Let g be a lie algebra, show that the center of g is an ideal in g.

attempt at proof: Let $\ \mathfrak g$ be a lie algebra. Define $\mathfrak h$ to be the center of $\ \mathfrak g$. Suppose that $\kappa $ is a sub-algebra of the lie algebra $\ \mathfrak g$ with $\ \kappa \subseteq \mathfrak g$. Then Letting $H = Y$ in the definition of center yields $[X,H]$ which is an element of $\ \kappa$ thus $\ \mathfrak h$ is an ideal of $\ \mathfrak g$.

I'm sort of lost with how to properly construct this proof, I'm not quite sure if I starting out correctly or need to use another approach.

Definition of Center

The Center of a Lie Algebra $\ \mathfrak g$ is the set of all $X \in \ \mathfrak g $ for which $ [X,Y]=0$ for all $Y \in \ \mathfrak g$.

Definition of Ideal

A subalgebra $\ \mathfrak h$ of a Lie Algebra $\ \mathfrak g$ is said to be an ideal in $\ \mathfrak g$ if $[X,H] \in \ \mathfrak h$ for all $X \in \ \mathfrak g$ and $H \in \ \mathfrak h$.

Answer 1

Your problem solving is a little confused.

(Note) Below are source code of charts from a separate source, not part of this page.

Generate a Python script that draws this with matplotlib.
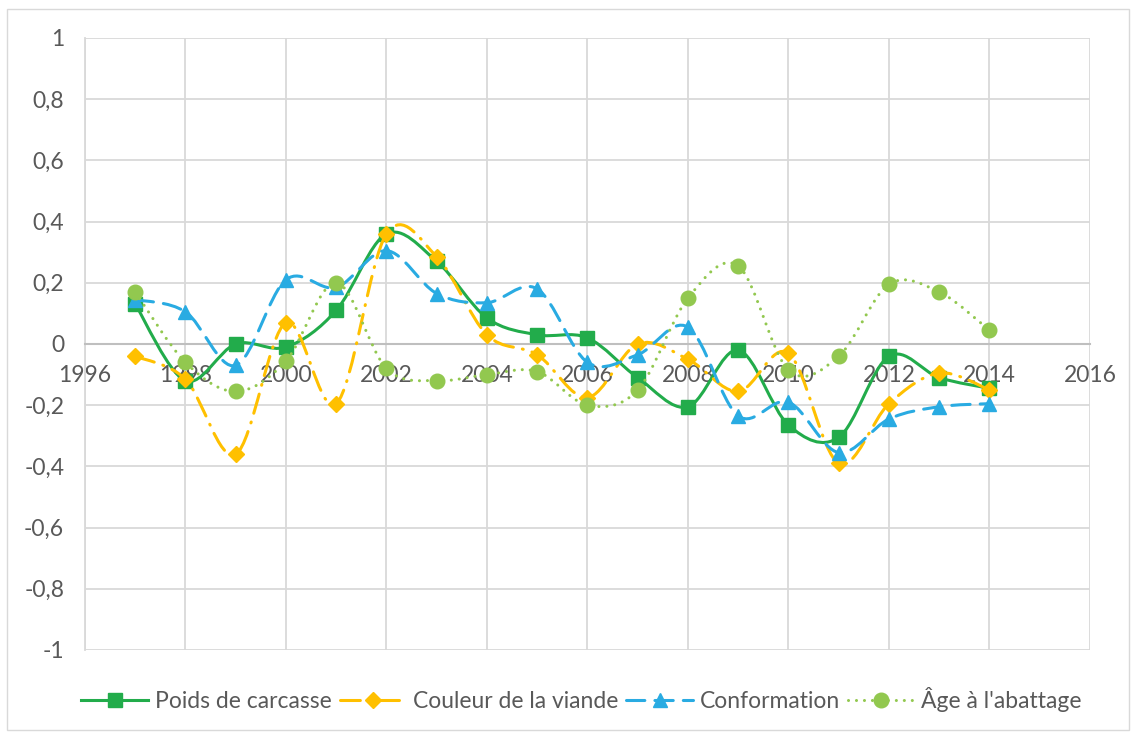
import matplotlib
matplotlib.use("Agg")
import matplotlib.pyplot as plt
from matplotlib.path import Path
from matplotlib.patches import PathPatch
from matplotlib.lines import Line2D
from matplotlib.ticker import FuncFormatter, MultipleLocator
import numpy as np

plt.rcParams["font.family"] = ["Lato", "DejaVu Sans"]

years = list(range(1997, 2015))
poids = [0.13, -0.12, 0.00, -0.01, 0.11, 0.36, 0.27, 0.085, 0.03, 0.02,
         -0.11, -0.205, -0.02, -0.265, -0.305, -0.04, -0.11, -0.145]
couleur = [-0.04, -0.115, -0.36, 0.07, -0.195, 0.36, 0.285, 0.03, -0.035, -0.175,
           0.0, -0.05, -0.155, -0.03, -0.39, -0.195, -0.095, -0.15]
conformation = [0.145, 0.105, -0.07, 0.21, 0.185, 0.305, 0.165, 0.135, 0.18, -0.06,
                -0.035, 0.055, -0.235, -0.19, -0.355, -0.245, -0.205, -0.195]
age = [0.17, -0.06, -0.155, -0.055, 0.20, -0.08, -0.12, -0.10, -0.09, -0.20,
       -0.15, 0.15, 0.255, -0.085, -0.04, 0.195, 0.17, 0.045]

labels = ["Poids de carcasse", "Couleur de la viande", "Conformation", "Âge à l'abattage"]

GRID = "#d9d9d9"
TXT = "#595959"


def smooth_path(x, y):
    """Bezier path through the points, like Excel's smoothed line."""
    p = np.c_[x, y].astype(float)
    n = len(p)
    verts = [p[0]]
    codes = [Path.MOVETO]
    for i in range(n - 1):
        p0 = p[max(i - 1, 0)]
        p1, p2 = p[i], p[i + 1]
        p3 = p[min(i + 2, n - 1)]
        c1 = p1 + (p2 - p0) / 6.0
        c2 = p2 - (p3 - p1) / 6.0
        verts += [c1, c2, p2]
        codes += [Path.CURVE4] * 3
    return Path(verts, codes)


fig = plt.figure(figsize=(11.36, 7.34), dpi=100)
ax = fig.add_axes([85 / 1136, 84 / 734, 1005 / 1136, 612 / 734])

styles = [
    dict(color="#22ac4b", ls="-", marker="s", ms=10),
    dict(color="#ffc000", ls=(0, (6.5, 3, 0.3, 3)), marker="D", ms=8.5),
    dict(color="#29abe2", ls=(0, (6, 3.3)), marker="^", ms=10.5),
    dict(color="#92c84f", ls=(0, (0.01, 2.6)), marker="o", ms=10.5),
]
series = [poids, couleur, conformation, age]

handles = []
for k, (vals, st) in enumerate(zip(series, styles)):
    patch = PathPatch(smooth_path(years, vals), fill=False, edgecolor=st["color"],
                      lw=2.2, linestyle=st["ls"], capstyle="round", zorder=3 + k)
    ax.add_patch(patch)
    ax.plot(years, vals, ls="none", marker=st["marker"], ms=st["ms"],
            color=st["color"], mec=st["color"], zorder=3 + k)
    handles.append(Line2D([], [], color=st["color"], lw=2.2, ls=st["ls"],
                          marker=st["marker"], ms=st["ms"], dash_capstyle="round"))

ax.set_xlim(1996, 2016)
ax.set_ylim(-1, 1)
ax.xaxis.set_major_locator(MultipleLocator(2))
ax.yaxis.set_major_locator(MultipleLocator(0.2))
ax.yaxis.set_major_formatter(FuncFormatter(
    lambda v, _: "0" if abs(v) < 1e-9 else ("%g" % round(v, 1)).replace(".", ",")))
ax.grid(True, color=GRID, lw=1.3)
ax.set_axisbelow(True)

for s in ("top", "right"):
    ax.spines[s].set_visible(False)
ax.spines["left"].set_color(GRID)
ax.spines["left"].set_linewidth(1.3)
ax.spines["bottom"].set_position(("data", 0))
ax.spines["bottom"].set_color("#bfbfbf")
ax.spines["bottom"].set_linewidth(1.5)
ax.tick_params(length=0, labelcolor=TXT, labelsize=16.5)
ax.tick_params(axis="y", pad=15)
ax.tick_params(axis="x", pad=15)

fig.legend(handles, labels, loc="center", bbox_to_anchor=(0.512, 1 - 700 / 734),
           ncol=4, frameon=False, fontsize=16.5, labelcolor=TXT, handlelength=2.9,
           columnspacing=0.35, handletextpad=0.3)

border = plt.Rectangle((7 / 1136, 4 / 734), 1122 / 1136, 721 / 734, fill=False,
                       edgecolor=GRID, lw=1, transform=fig.transFigure)
fig.patches.append(border)

fig.savefig("out.png", dpi=100)
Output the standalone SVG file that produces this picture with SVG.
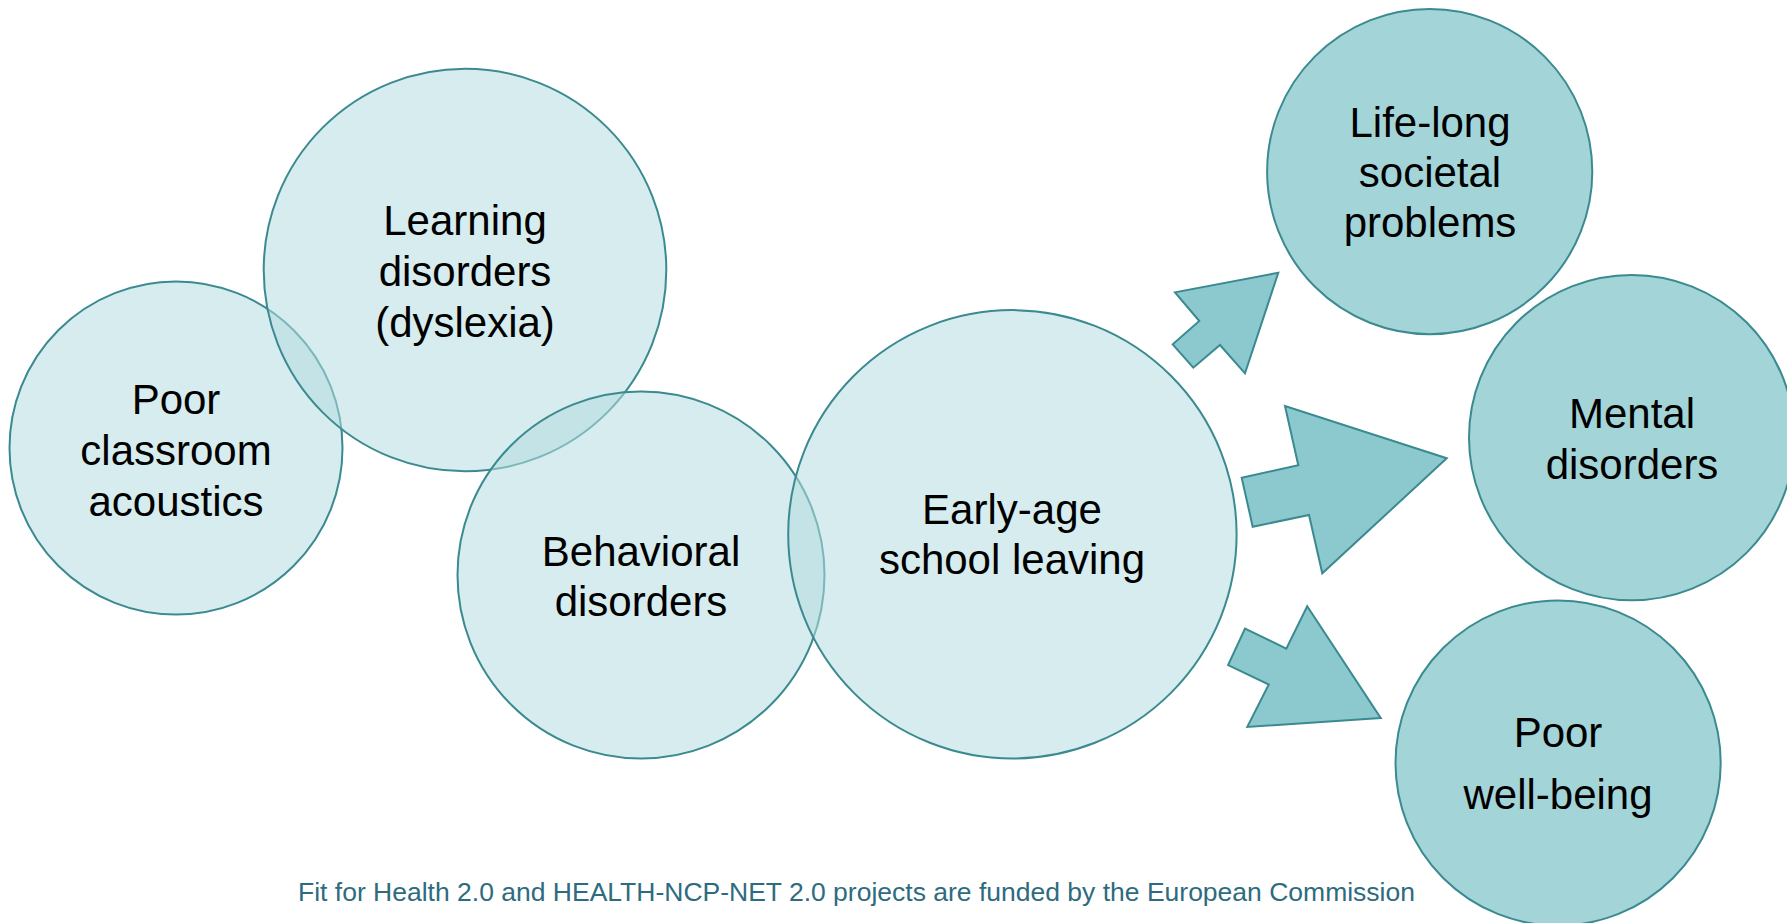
<svg xmlns="http://www.w3.org/2000/svg" width="1787" height="923" viewBox="0 0 1787 923">
<style>
.lc{fill:#b3dcdf;fill-opacity:0.54;stroke:#3a8a90;stroke-width:2}
.rc{fill:#a2d4d8;stroke:#3a8a90;stroke-width:2}
.ar{fill:#8cc9cf;stroke:#3a8a90;stroke-width:2;stroke-linejoin:miter}
.t{font-family:"Liberation Sans",Arial,sans-serif;font-size:42px;fill:#000;text-anchor:middle}
.f{font-family:"Liberation Sans",Arial,sans-serif;font-size:26.5px;fill:#2e6b7e;text-anchor:middle}
</style>
<rect width="1787" height="923" fill="#fff"/>
<g id="node-acoustics">
<circle class="lc" cx="176" cy="448" r="166.5"/>
<text class="t" x="176" y="414">Poor</text>
<text class="t" x="176" y="465">classroom</text>
<text class="t" x="176" y="516">acoustics</text>
</g>
<g id="node-learning">
<circle class="lc" cx="465" cy="270" r="201.3"/>
<text class="t" x="465" y="235">Learning</text>
<text class="t" x="465" y="286">disorders</text>
<text class="t" x="465" y="337">(dyslexia)</text>
</g>
<g id="node-behavioral">
<circle class="lc" cx="641" cy="575" r="183.5"/>
<text class="t" x="641" y="566">Behavioral</text>
<text class="t" x="641" y="616">disorders</text>
</g>
<g id="node-early">
<circle class="lc" cx="1012.4" cy="534.3" r="224.2"/>
<text class="t" x="1012" y="524">Early-age</text>
<text class="t" x="1012" y="574">school leaving</text>
</g>
<g id="node-lifelong">
<circle class="rc" cx="1429.7" cy="171.6" r="162.6"/>
<text class="t" x="1430" y="137">Life-long</text>
<text class="t" x="1430" y="187">societal</text>
<text class="t" x="1430" y="237">problems</text>
</g>
<g id="node-mental">
<circle class="rc" cx="1631.7" cy="437.6" r="162.7"/>
<text class="t" x="1632" y="428">Mental</text>
<text class="t" x="1632" y="479">disorders</text>
</g>
<g id="node-wellbeing">
<circle class="rc" cx="1558.1" cy="763" r="162.6"/>
<text class="t" x="1558" y="747">Poor</text>
<text class="t" x="1558" y="809">well-being</text>
</g>
<g id="connectors">
<polygon class="ar" points="1278.3,272.7 1245,373.3 1220,345 1193.3,367.7 1172.7,344.3 1199.3,321 1175,292.3"/>
<polygon class="ar" points="1446.7,458.3 1322.3,573.3 1309,515 1252.7,526.7 1241.7,477.7 1298.3,465.3 1285,406"/>
<polygon class="ar" points="1380.8,718.1 1247.3,726.9 1268.8,684.5 1228.1,665.1 1245,628.6 1286.3,648.6 1307.2,606.2"/>
</g>
<text class="f" x="856.5" y="901">Fit for Health 2.0 and HEALTH-NCP-NET 2.0 projects are funded by the European Commission</text>
</svg>
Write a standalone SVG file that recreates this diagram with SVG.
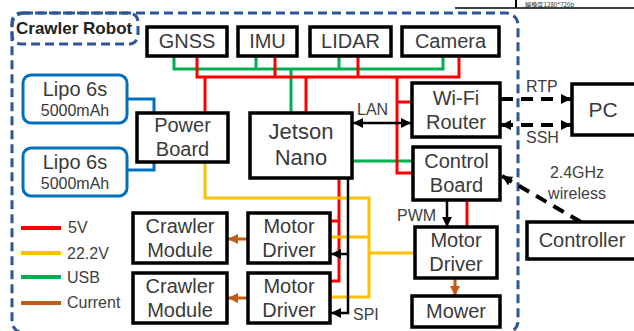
<svg xmlns="http://www.w3.org/2000/svg" width="634" height="331" viewBox="0 0 634 331">
<style>
  .box { fill: #fff; stroke: #000; stroke-width: 3.5; }
  .lipo { fill: #fff; stroke: #0070C0; stroke-width: 3; }
  .t { font-family: "Liberation Sans", Arial, sans-serif; fill: #3a3a3a; text-anchor: middle; }
  .b20 { font-size: 20px; }
  .s16 { font-size: 16px; }
  .lbl { font-family: "Liberation Sans", Arial, sans-serif; fill: #404040; font-size: 16px; }
  .red { stroke: #FF0000; stroke-width: 3; fill: none; }
  .yel { stroke: #FFC000; stroke-width: 3; fill: none; }
  .grn { stroke: #00B050; stroke-width: 3; fill: none; }
  .cur { stroke: #C55A11; stroke-width: 3; fill: none; }
  .blu { stroke: #0070C0; stroke-width: 3; fill: none; }
  .blk { stroke: #000; stroke-width: 2.5; fill: none; }
  .dsh { stroke: #000; stroke-width: 4; fill: none; stroke-dasharray: 12 8; }
  .cont { fill: none; stroke: #2F5597; stroke-width: 3; stroke-dasharray: 9 5; }
</style>
<defs>
  <marker id="ah" viewBox="0 0 10 10" refX="10" refY="5" markerWidth="10" markerHeight="10" markerUnits="userSpaceOnUse" orient="auto-start-reverse">
    <path d="M0,0 L10,5 L0,10 z" fill="#000"/>
  </marker>
  <marker id="ahc" viewBox="0 0 10 10" refX="10" refY="5" markerWidth="10" markerHeight="10" markerUnits="userSpaceOnUse" orient="auto">
    <path d="M0,0 L10,5 L0,10 z" fill="#C55A11"/>
  </marker>
</defs>
<rect width="634" height="331" fill="#fff"/>

<!-- cropped table fragment at top -->
<g id="fragment">
  <line x1="455" y1="8" x2="634" y2="8" stroke="#000" stroke-width="1.5"/>
  <line x1="516" y1="0" x2="516" y2="8" stroke="#000" stroke-width="2"/>
  <text x="525" y="7" font-family="'Noto Sans CJK JP', sans-serif" font-size="6.2" fill="#333">解像度1280*720p</text>
</g>

<!-- container -->
<g id="crawler-robot">
  <rect class="cont" x="12" y="13" width="506" height="320" rx="12"/>
  <rect class="cont" x="12" y="13" width="126" height="31" rx="9"/>
  <text x="16" y="34" font-family="'Liberation Sans', Arial, sans-serif" font-weight="bold" font-size="17" fill="#222">Crawler Robot</text>
</g>

<!-- connectors -->
<g id="connectors">
  <!-- USB bus -->
  <polyline class="grn" points="174,56 174,69 443,69 443,56"/>
  <line class="grn" x1="256" y1="56" x2="256" y2="69"/>
  <line class="grn" x1="339" y1="56" x2="339" y2="69"/>
  <line class="grn" x1="291" y1="69" x2="291" y2="113"/>
  <line class="grn" x1="352" y1="161" x2="413" y2="161"/>
  <!-- 5V bus -->
  <polyline class="red" points="197,56 197,77 459,77 459,56"/>
  <line class="red" x1="275" y1="56" x2="275" y2="77"/>
  <line class="red" x1="358" y1="56" x2="358" y2="77"/>
  <line class="red" x1="205" y1="77" x2="205" y2="113"/>
  <line class="red" x1="306" y1="77" x2="306" y2="113"/>
  <polyline class="red" points="397,77 397,173 413,173"/>
  <line class="red" x1="397" y1="102" x2="412" y2="102"/>
  <line class="red" x1="467" y1="200" x2="467" y2="227"/>
  <polyline class="red" points="339,178 339,281 330,281"/>
  <line class="red" x1="339" y1="221" x2="330" y2="221"/>
  <!-- 22.2V -->
  <polyline class="yel" points="205,162 205,198 369,198 369,297 330,297"/>
  <line class="yel" x1="369" y1="237" x2="330" y2="237"/>
  <line class="yel" x1="369" y1="253" x2="415" y2="253"/>
  <!-- Lipo to Power board -->
  <polyline class="blu" points="127,99 154,99 154,113"/>
  <polyline class="blu" points="127,170 154,170 154,162"/>
  <!-- LAN -->
  <line class="blk" x1="353" y1="123" x2="411" y2="123" marker-start="url(#ah)" marker-end="url(#ah)"/>
  <!-- SPI -->
  <polyline class="blk" points="348,178 348,313 331,313" marker-end="url(#ah)"/>
  <line class="blk" x1="348" y1="254" x2="331" y2="254" marker-end="url(#ah)"/>
  <!-- PWM -->
  <line class="blk" x1="447" y1="200" x2="447" y2="227" marker-end="url(#ah)"/>
  <!-- Current -->
  <line class="cur" x1="455" y1="278" x2="455" y2="296" marker-end="url(#ahc)"/>
  <line class="cur" x1="248" y1="239" x2="228" y2="239" marker-end="url(#ahc)"/>
  <line class="cur" x1="248" y1="298" x2="228" y2="298" marker-end="url(#ahc)"/>
  <!-- RTP / SSH -->
  <line class="dsh" x1="501" y1="99" x2="571" y2="99" marker-end="url(#ah)"/>
  <line class="dsh" x1="501" y1="125" x2="571" y2="125" marker-start="url(#ah)" marker-end="url(#ah)"/>
  <!-- wireless -->
  <line class="dsh" x1="581" y1="222" x2="502" y2="176" marker-end="url(#ah)"/>
</g>

<!-- connector labels -->
<g id="labels">
  <text class="lbl" x="357" y="115" font-size="15">LAN</text>
  <text class="lbl" x="526" y="92">RTP</text>
  <text class="lbl" x="526" y="143">SSH</text>
  <text class="lbl" x="397" y="221">PWM</text>
  <text class="lbl" x="353" y="320">SPI</text>
  <text class="lbl" x="577" y="178" font-size="17" text-anchor="middle">2.4GHz</text>
  <text class="lbl" x="577" y="199" font-size="16" text-anchor="middle">wireless</text>
</g>

<!-- legend -->
<g id="legend">
  <line x1="21" y1="228" x2="61" y2="228" stroke="#FF0000" stroke-width="4"/>
  <line x1="21" y1="253" x2="61" y2="253" stroke="#FFC000" stroke-width="4"/>
  <line x1="21" y1="277" x2="61" y2="277" stroke="#00B050" stroke-width="4"/>
  <line x1="21" y1="303" x2="61" y2="303" stroke="#C55A11" stroke-width="4"/>
  <text class="lbl" x="68" y="233" font-size="17">5V</text>
  <text class="lbl" x="67" y="259" font-size="17">22.2V</text>
  <text class="lbl" x="67" y="283" font-size="17">USB</text>
  <text class="lbl" x="67" y="308" font-size="17">Current</text>
</g>

<!-- nodes -->
<g id="gnss"><rect class="box" x="147" y="27" width="80" height="29"/><text class="t b20" x="187" y="48">GNSS</text></g>
<g id="imu"><rect class="box" x="238" y="27" width="59" height="29"/><text class="t b20" x="267.5" y="48">IMU</text></g>
<g id="lidar"><rect class="box" x="310" y="27" width="81" height="29"/><text class="t b20" x="350.5" y="48">LIDAR</text></g>
<g id="camera"><rect class="box" x="402" y="27" width="97" height="29"/><text class="t b20" x="450.5" y="48">Camera</text></g>

<g id="lipo1"><rect class="lipo" x="23" y="75" width="104" height="48" rx="8"/><text class="t b20" x="75" y="96">Lipo 6s</text><text class="t s16" x="75" y="116">5000mAh</text></g>
<g id="lipo2"><rect class="lipo" x="23" y="148" width="104" height="48" rx="8"/><text class="t b20" x="75" y="169">Lipo 6s</text><text class="t s16" x="75" y="189">5000mAh</text></g>

<g id="power-board"><rect class="box" x="137" y="113" width="91" height="49"/><text class="t b20" x="182.5" y="132">Power</text><text class="t b20" x="182.5" y="156">Board</text></g>
<g id="jetson-nano"><rect class="box" x="250" y="113" width="102" height="65"/><text class="t" font-size="22" x="301" y="139">Jetson</text><text class="t" font-size="22" x="301" y="165">Nano</text></g>
<g id="wifi-router"><rect class="box" x="412" y="83" width="88" height="54"/><text class="t b20" x="456" y="105">Wi-Fi</text><text class="t b20" x="456" y="129">Router</text></g>
<g id="control-board"><rect class="box" x="413" y="147" width="87" height="53"/><text class="t b20" x="456.5" y="168">Control</text><text class="t b20" x="456.5" y="192">Board</text></g>
<g id="pc"><rect class="box" x="572" y="84" width="70" height="51"/><text class="t" font-size="21" x="603" y="117">PC</text></g>
<g id="controller"><rect class="box" x="527" y="222" width="115" height="37"/><text class="t b20" x="582" y="247">Controller</text></g>

<g id="crawler-module1"><rect class="box" x="133" y="213" width="94" height="50"/><text class="t b20" x="180" y="233">Crawler</text><text class="t b20" x="180" y="257">Module</text></g>
<g id="crawler-module2"><rect class="box" x="133" y="273" width="94" height="50"/><text class="t b20" x="180" y="293">Crawler</text><text class="t b20" x="180" y="317">Module</text></g>
<g id="motor-driver1"><rect class="box" x="248" y="213" width="82" height="50"/><text class="t b20" x="289" y="233">Motor</text><text class="t b20" x="289" y="257">Driver</text></g>
<g id="motor-driver2"><rect class="box" x="248" y="273" width="82" height="50"/><text class="t b20" x="289" y="293">Motor</text><text class="t b20" x="289" y="317">Driver</text></g>
<g id="motor-driver3"><rect class="box" x="415" y="227" width="82" height="51"/><text class="t b20" x="456" y="247">Motor</text><text class="t b20" x="456" y="271">Driver</text></g>
<g id="mower"><rect class="box" x="412" y="296" width="88" height="31"/><text class="t b20" x="456" y="318">Mower</text></g>
</svg>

Here's how the proof should look:

Let $\mathfrak{h}$ be the center of $\mathfrak{g}$. Let $X \in \mathfrak{g}$ and $H \in \mathfrak{h}$. Then, $[X, H] = $ ______, which is in $h$, because _________. Thus, $\mathfrak{h}$ is an ideal.

Filling in the blanks will give you a complete proof.

Answer 2

First, clearly $0$ lies in the center of the lie Algebra. It seems that if $H$ is in the center of the Lie Algebra, then $[X,H]=0$ which is in the center of the Lie Algebra. Therefore, the center is an ideal by definition.